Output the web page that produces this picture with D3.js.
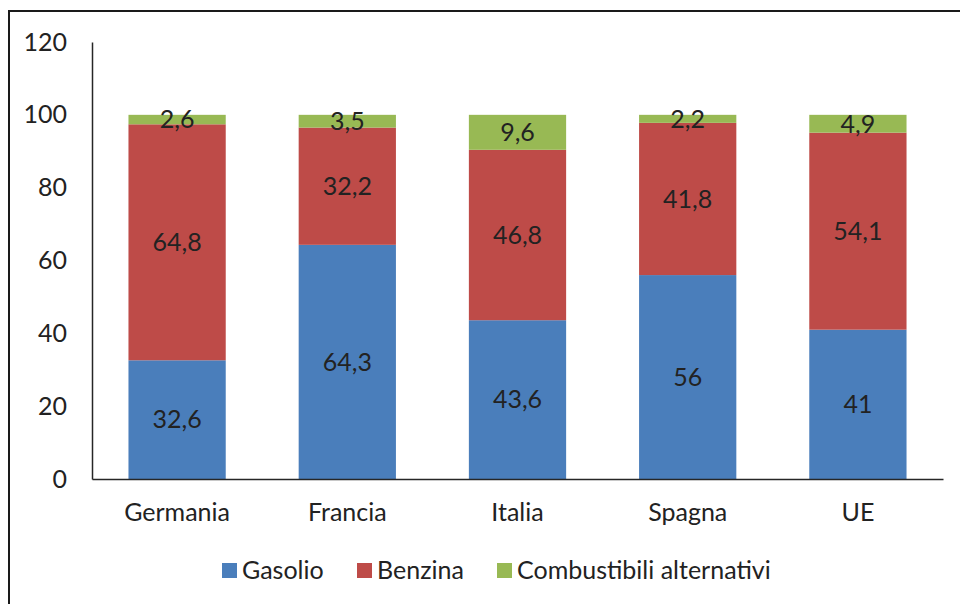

---

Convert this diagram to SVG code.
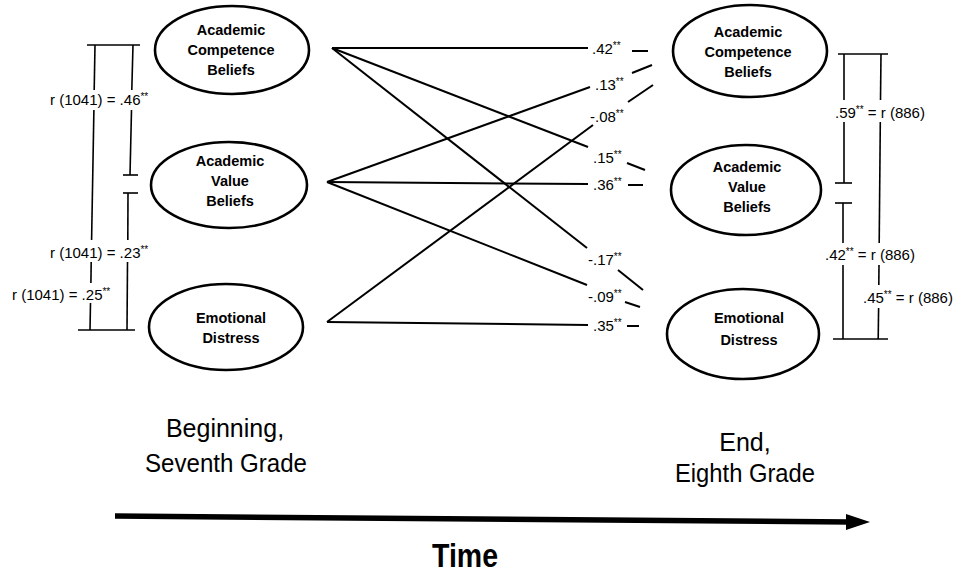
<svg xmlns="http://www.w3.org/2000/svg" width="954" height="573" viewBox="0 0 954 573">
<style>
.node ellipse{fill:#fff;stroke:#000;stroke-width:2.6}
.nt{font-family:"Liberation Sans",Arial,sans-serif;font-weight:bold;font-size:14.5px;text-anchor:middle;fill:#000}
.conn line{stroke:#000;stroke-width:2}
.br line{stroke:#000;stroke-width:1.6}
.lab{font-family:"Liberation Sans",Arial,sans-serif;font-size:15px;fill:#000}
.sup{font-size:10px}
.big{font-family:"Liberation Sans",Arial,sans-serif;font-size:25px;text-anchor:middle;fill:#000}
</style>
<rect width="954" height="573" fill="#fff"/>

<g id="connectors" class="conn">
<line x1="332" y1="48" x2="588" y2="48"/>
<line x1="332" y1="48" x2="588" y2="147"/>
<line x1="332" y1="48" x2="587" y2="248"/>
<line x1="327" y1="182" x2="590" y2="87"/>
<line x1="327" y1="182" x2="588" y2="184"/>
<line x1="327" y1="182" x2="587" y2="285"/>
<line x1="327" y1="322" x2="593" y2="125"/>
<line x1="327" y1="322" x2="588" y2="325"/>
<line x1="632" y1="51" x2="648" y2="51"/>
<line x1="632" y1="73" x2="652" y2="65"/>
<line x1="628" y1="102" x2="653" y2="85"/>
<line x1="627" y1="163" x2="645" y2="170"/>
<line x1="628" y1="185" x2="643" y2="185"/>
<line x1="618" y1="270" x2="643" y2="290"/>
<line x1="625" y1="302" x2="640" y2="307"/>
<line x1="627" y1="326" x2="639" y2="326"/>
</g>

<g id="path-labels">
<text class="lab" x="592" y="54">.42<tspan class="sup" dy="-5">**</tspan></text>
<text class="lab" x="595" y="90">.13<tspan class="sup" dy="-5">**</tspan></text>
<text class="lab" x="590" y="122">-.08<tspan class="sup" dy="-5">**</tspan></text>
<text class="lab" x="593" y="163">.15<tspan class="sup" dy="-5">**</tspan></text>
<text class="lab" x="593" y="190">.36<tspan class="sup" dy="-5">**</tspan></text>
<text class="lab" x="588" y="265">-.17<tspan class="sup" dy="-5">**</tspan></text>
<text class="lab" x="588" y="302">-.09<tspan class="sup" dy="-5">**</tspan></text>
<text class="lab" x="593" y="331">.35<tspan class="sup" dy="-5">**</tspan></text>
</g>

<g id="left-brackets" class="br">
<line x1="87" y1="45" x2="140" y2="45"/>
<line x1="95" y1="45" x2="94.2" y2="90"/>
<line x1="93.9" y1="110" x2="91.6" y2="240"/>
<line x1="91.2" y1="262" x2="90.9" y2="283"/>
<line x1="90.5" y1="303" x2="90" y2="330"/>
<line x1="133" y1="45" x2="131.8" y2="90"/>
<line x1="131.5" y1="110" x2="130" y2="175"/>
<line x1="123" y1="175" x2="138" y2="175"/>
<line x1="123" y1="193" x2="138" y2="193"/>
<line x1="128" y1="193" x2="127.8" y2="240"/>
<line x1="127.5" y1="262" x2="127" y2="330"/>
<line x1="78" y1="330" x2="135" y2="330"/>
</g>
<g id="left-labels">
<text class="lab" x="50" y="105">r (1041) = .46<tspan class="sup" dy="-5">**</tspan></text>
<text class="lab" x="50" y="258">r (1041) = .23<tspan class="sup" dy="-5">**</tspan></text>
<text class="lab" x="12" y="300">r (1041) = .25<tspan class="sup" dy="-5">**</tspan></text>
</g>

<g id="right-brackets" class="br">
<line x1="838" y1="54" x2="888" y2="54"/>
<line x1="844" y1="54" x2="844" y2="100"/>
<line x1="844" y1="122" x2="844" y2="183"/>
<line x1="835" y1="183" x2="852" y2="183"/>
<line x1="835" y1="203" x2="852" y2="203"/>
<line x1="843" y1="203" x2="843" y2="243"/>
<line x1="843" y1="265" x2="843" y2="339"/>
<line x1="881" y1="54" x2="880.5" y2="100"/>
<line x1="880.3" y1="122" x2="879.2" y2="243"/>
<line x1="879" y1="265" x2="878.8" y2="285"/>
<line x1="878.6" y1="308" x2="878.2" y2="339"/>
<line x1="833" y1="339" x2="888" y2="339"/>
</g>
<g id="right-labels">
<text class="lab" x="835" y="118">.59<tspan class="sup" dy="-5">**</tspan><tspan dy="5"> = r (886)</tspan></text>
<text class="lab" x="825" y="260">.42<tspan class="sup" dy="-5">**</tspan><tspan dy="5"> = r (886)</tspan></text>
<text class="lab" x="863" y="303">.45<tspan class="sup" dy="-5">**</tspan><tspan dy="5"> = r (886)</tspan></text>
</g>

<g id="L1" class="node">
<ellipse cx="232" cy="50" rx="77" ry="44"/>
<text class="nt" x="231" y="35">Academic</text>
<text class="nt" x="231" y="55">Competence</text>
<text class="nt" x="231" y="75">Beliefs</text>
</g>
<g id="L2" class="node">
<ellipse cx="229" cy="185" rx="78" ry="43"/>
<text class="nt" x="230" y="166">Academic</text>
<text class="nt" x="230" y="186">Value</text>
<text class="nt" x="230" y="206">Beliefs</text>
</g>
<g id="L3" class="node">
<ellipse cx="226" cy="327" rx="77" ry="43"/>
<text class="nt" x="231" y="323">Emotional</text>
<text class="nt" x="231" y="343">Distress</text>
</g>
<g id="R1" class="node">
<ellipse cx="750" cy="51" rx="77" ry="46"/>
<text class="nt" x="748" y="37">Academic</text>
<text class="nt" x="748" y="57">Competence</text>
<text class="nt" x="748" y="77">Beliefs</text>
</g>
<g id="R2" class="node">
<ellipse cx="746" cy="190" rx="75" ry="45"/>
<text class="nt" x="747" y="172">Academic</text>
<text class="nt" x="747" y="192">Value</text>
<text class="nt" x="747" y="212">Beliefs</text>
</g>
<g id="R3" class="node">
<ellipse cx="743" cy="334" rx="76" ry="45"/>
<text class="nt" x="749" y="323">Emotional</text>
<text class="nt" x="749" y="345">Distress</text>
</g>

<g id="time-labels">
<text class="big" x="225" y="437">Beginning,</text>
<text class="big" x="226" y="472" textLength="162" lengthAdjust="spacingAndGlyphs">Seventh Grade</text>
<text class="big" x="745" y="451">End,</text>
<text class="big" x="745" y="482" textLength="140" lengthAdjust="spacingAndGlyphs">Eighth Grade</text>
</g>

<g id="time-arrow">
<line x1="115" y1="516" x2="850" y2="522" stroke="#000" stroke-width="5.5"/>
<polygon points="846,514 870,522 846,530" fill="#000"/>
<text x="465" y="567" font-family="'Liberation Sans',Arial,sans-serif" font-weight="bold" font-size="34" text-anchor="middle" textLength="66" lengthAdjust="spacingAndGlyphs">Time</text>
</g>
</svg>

__YOUR INSTRUCTIONS__:
Within the data above, pick out all lines holding the word "this".

__COMPLETED EXERCISE__:
Output the web page that produces this picture with D3.js.
Convert this diagram to SVG code.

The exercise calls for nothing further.